Despite high attendance expectations and “over 1M ticket requests,” Trump’s ‘Make American Great Again’ rally, which was held in Tulsa, Oklahoma last week, had a pretty abysmal turnout. The reason? TikTok users and K-pop fans registering for Trump’s rally with absolutely no intention of attending. Hear all about it below:
Earlier this month, TikTok videos started making the rounds on social media and within the K-pop fandom encouraging people to reserve tickets to Trump’s rally without attending.
In one of the first of these videos, TikTok user Mary Jo Laupp says, “I recommend all of us who want to see this 19,000-seat auditorium barely filled or empty, go reserve tickets now and leave him standing there alone on the stage.”
Laupp’s TikTok has racked up over 700,000 likes, has millions of views, and sparked dozens of similar social media posts across TikTok and Twitter.
According to NBC, after Twitter user @dianafrompluto joked about having to “mop her windows” the day of Trump’s rally despite reserving tickets, her tweet received more than 50,000 likes and quickly went viral with other social media users posting about doing the same thing.
As mentioned, Trump’s rally was held in a 19,000-seat arena in Tulsa, however according to NBC, only approximately 6,200 people attended.
Trump’s campaign manager Brad Parscale attempted to downplay the impact of social media, writing in a statement, “Leftists and online trolls doing a victory lap, thinking they somehow impacted rally attendance, don’t know what they’re talking about or how our rallies work.”
Later, Parscale blamed COVID-19 and the ongoing Black Lives Matter protests for the crappy turnout at Trump’s rally.
U.S. Representative Alexandria Ocasio-Cortez was quick to call out Parscale’s claims, tweeting, “Actually you just got ROCKED by teens on TikTok who flooded the Trump campaign w/ fake ticket reservations and tricked you into believing a million people wanted your white supremacist open mic enough to pack an arena during COVID.”
“Shoutout to Zoomers,” she added. “Y’all make me so proud.” Earlier, she also tweeted in appreciation of K-pop allies. “We see and appreciate your contributions in the fight for justice too.”
It’s by no means the first time TikTokers, social media users, and K-Pop fans in particular have rallied together to fight against injustices.
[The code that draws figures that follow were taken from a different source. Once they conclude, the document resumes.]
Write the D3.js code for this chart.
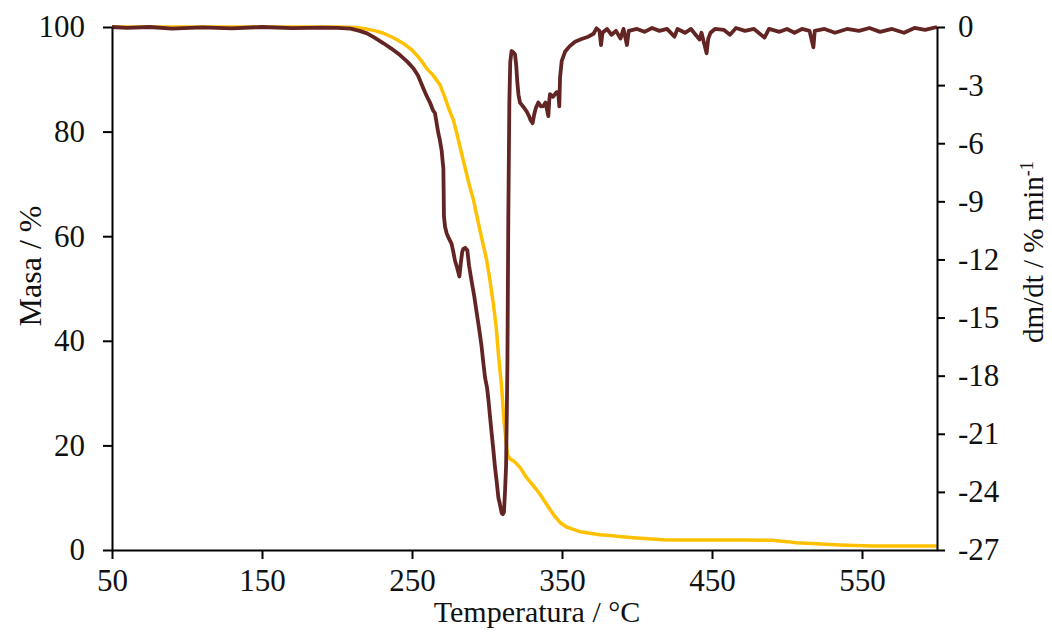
<!DOCTYPE html>
<html>
<head>
<meta charset="utf-8">
<script src="https://cdn.jsdelivr.net/npm/d3@7/dist/d3.min.js"></script>
<style>
  html, body { margin: 0; padding: 0; background: #fff; }
  svg text { font-family: "Liberation Serif", "Times New Roman", serif; fill: #111; }
</style>
</head>
<body>
<svg id="chart" width="1052" height="632"></svg>
<script>
// ---- Data ----
const xTicks = [50, 150, 250, 350, 450, 550];
const massTicks = [0, 20, 40, 60, 80, 100];
const dmdtTicks = [0, -3, -6, -9, -12, -15, -18, -21, -24, -27];

// Mass (%) vs temperature (°C)
const massT = [50, 100, 150, 200, 213, 220, 225, 231, 238, 244, 250, 255, 260, 264, 268.7, 272, 275, 277.6, 280, 284.2, 288, 291, 295.3, 299.8, 302, 304.2, 306, 307.6, 309.8, 311.3, 312.2, 313, 313.6, 315.3, 318, 322, 326, 330, 335, 340, 345, 349, 353, 358, 362, 368.7, 375, 380, 390, 400, 417.5, 430, 450, 470, 490, 500, 506, 520, 535, 545, 557, 575, 600];
const massV = [100, 100, 100, 100, 99.9, 99.6, 99.3, 98.8, 97.9, 96.9, 95.6, 94, 92, 90.8, 88.9, 86.5, 84, 82.2, 79.5, 74.5, 70, 66.9, 61.1, 55.4, 51.5, 47.1, 43, 37.5, 31, 24.7, 22.2, 20, 18.3, 17.4, 17.0, 15.8, 14.0, 12.6, 10.8, 8.6, 6.5, 5.2, 4.4, 3.9, 3.5, 3.2, 2.9, 2.8, 2.55, 2.3, 1.95, 1.9, 1.9, 1.9, 1.85, 1.6, 1.4, 1.2, 0.96, 0.85, 0.77, 0.77, 0.77];

// dm/dt (% min^-1) vs temperature (°C)
const dtgT = [50, 60, 75, 90, 110, 130, 150, 170, 190, 200, 209, 215, 220, 225, 231, 236, 242, 247, 251, 254, 257.6, 260, 262, 264, 265.3, 266.5, 267.6, 268.5, 269.8, 270.5, 270.9, 271.1, 271.3, 272, 273.1, 274.5, 276.4, 277.5, 278.7, 280, 281.6, 282.5, 283.5, 284.2, 285.5, 286.9, 288, 289.8, 291.5, 293.1, 294.8, 296.4, 297.5, 298.7, 300, 300.9, 302, 303.1, 304.2, 305.3, 306.5, 307.6, 308.5, 309.8, 310.5, 311.3, 312, 312.7, 313.2, 313.6, 314.2, 314.9, 315.5, 316.4, 317.5, 318.7, 319.5, 320.2, 321, 322, 324, 326.4, 328, 329, 330.4, 331.5, 332.5, 334.2, 336, 337.6, 339, 340.9, 341.5, 342, 344, 346.4, 347.5, 348.2, 348.7, 349.8, 352, 355, 358.7, 363, 367.5, 371, 373, 375, 376, 377, 380, 383, 386, 389, 391, 393.3, 394.5, 400, 405, 410, 415, 420, 425, 427, 432, 436, 441.7, 443, 446.4, 447.5, 449, 452, 458, 462, 466, 472, 478, 485, 488, 495, 500, 505, 510, 515, 517.6, 518.5, 525, 532, 540, 548, 555, 562, 570, 578, 585, 592, 600];
const dtgV = [0, -0.05, 0, -0.08, -0.02, -0.07, 0, -0.06, -0.03, -0.05, -0.08, -0.2, -0.33, -0.55, -0.84, -1.1, -1.45, -1.8, -2.14, -2.5, -3.17, -3.6, -3.9, -4.3, -4.44, -5.0, -5.5, -5.8, -6.4, -7.0, -7.28, -8.5, -9.77, -10.3, -10.65, -10.9, -11.2, -11.6, -12.08, -12.4, -12.88, -12.2, -11.6, -11.46, -11.4, -11.54, -12.3, -13.15, -13.9, -14.74, -15.6, -16.5, -17.3, -18.1, -18.6, -19.2, -20.1, -20.97, -21.8, -22.7, -23.5, -24.3, -24.6, -25.1, -25.15, -25.05, -24, -22.7, -20, -17.4, -9.95, -3.9, -1.8, -1.24, -1.3, -1.42, -2.0, -2.84, -3.5, -3.9, -4.1, -4.35, -4.6, -4.8, -4.97, -4.5, -4.2, -3.9, -4.1, -4.08, -3.9, -4.6, -3.8, -3.47, -3.6, -3.36, -3.4, -4.1, -2.6, -1.76, -1.28, -1.0, -0.76, -0.62, -0.5, -0.35, -0.07, -0.2, -0.93, -0.3, -0.1, -0.4, -0.2, -0.6, -0.1, -0.93, -0.2, -0.1, -0.25, -0.05, -0.2, -0.1, -0.5, -0.1, -0.3, -0.1, -0.65, -0.3, -1.36, -0.6, -0.3, -0.1, -0.15, -0.4, -0.05, -0.2, -0.1, -0.55, -0.1, -0.25, -0.1, -0.3, -0.1, -0.2, -1.05, -0.2, -0.1, -0.3, -0.1, -0.2, -0.05, -0.25, -0.1, -0.3, -0.05, -0.15, 0];

// ---- Layout ----
const svg = d3.select("#chart");
const mLeft = 112, mRight = 937, mTop = 27, mBottom = 550;

const x = d3.scaleLinear().domain([50, 600]).range([mLeft, mRight]);
const yMass = d3.scaleLinear().domain([0, 100]).range([mBottom, mTop]);
const yDtg = d3.scaleLinear().domain([-27, 0]).range([mBottom, mTop]);

const massData = massT.map((t, i) => [t, massV[i]]);
const dtgData = dtgT.map((t, i) => [t, dtgV[i]]);

// Lines
svg.append("path")
  .datum(massData)
  .attr("fill", "none")
  .attr("stroke", "#FFC000")
  .attr("stroke-width", 3.5)
  .attr("stroke-linejoin", "round")
  .attr("d", d3.line().x(d => x(d[0])).y(d => yMass(d[1])));

svg.append("path")
  .datum(dtgData)
  .attr("fill", "none")
  .attr("stroke", "#632523")
  .attr("stroke-width", 3.8)
  .attr("stroke-linejoin", "round")
  .attr("d", d3.line().x(d => x(d[0])).y(d => yDtg(d[1])));

// Axes
const fs = "31px";
function styleAxis(g) {
  g.selectAll(".domain").attr("stroke", "#000").attr("stroke-width", 2);
  g.selectAll(".tick line").attr("stroke", "#000").attr("stroke-width", 2);
  g.selectAll(".tick text").style("font-size", fs).attr("fill", "#111");
}

const gx = svg.append("g").attr("transform", `translate(0,${mBottom})`)
  .call(d3.axisBottom(x).tickValues(xTicks).tickSize(9).tickSizeOuter(0).tickPadding(10).tickFormat(d3.format("d")));
styleAxis(gx);

const gl = svg.append("g").attr("transform", `translate(${mLeft},0)`)
  .call(d3.axisLeft(yMass).tickValues(massTicks).tickSize(9).tickSizeOuter(0).tickPadding(18).tickFormat(d3.format("d")));
styleAxis(gl);

const gr = svg.append("g").attr("transform", `translate(${mRight},0)`)
  .call(d3.axisRight(yDtg).tickValues(dmdtTicks).tickSize(8).tickSizeOuter(0).tickPadding(13).tickFormat(d => d3.format("d")(d).replace("−", "-")));
styleAxis(gr);

// Titles
svg.append("text")
  .attr("x", 537).attr("y", 622)
  .attr("text-anchor", "middle")
  .style("font-size", "30px")
  .text("Temperatura / °C");

svg.append("text")
  .attr("transform", "translate(41,266) rotate(-90)")
  .attr("text-anchor", "middle")
  .style("font-size", "32px")
  .text("Masa / %");

const rt = svg.append("text")
  .attr("transform", "translate(1043,252) rotate(-90)")
  .attr("text-anchor", "middle")
  .style("font-size", "29px");
rt.append("tspan").text("dm/dt / % min");
rt.append("tspan").attr("dy", "-10").style("font-size", "18px").text("-1");
</script>
</body>
</html>
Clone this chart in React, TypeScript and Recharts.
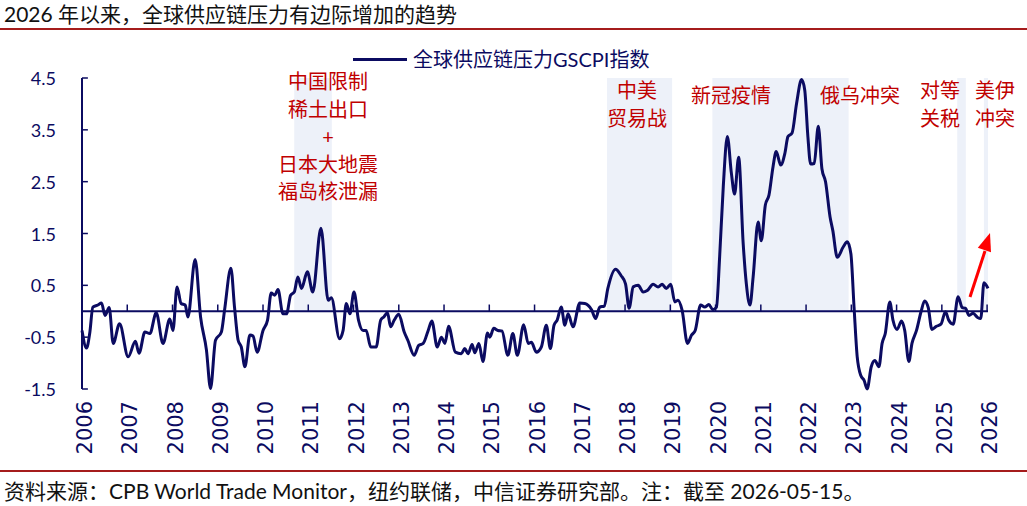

Earlier this month, it was reported that the Dallas Police Department was looking to identify protestors via the “snitch” app, iWatch Dallas.
In response, K-pop fans ensured that protesters wouldn’t be recognised by the Dallas Police Department by flooding Twitter with their fancams. Subsequently, the app crashed and the fandom celebrated.
Speaking of trolling Trump, hear about how his birthday was recently hijacked below:
The same month, the K-pop fandom flooded the ‘White Lives Matter’ hashtag, the pro-Trump hashtag ‘MAGA’ and the pro-Police hashtag ‘Blue Lives Matter’ with videos of their favourite performers.
These genius ‘hacks’ of social media – and Trump’s rally – is just further proof that people still have the power to incite real change, and in 2020, it can happen with one viral tweet or TikTok video.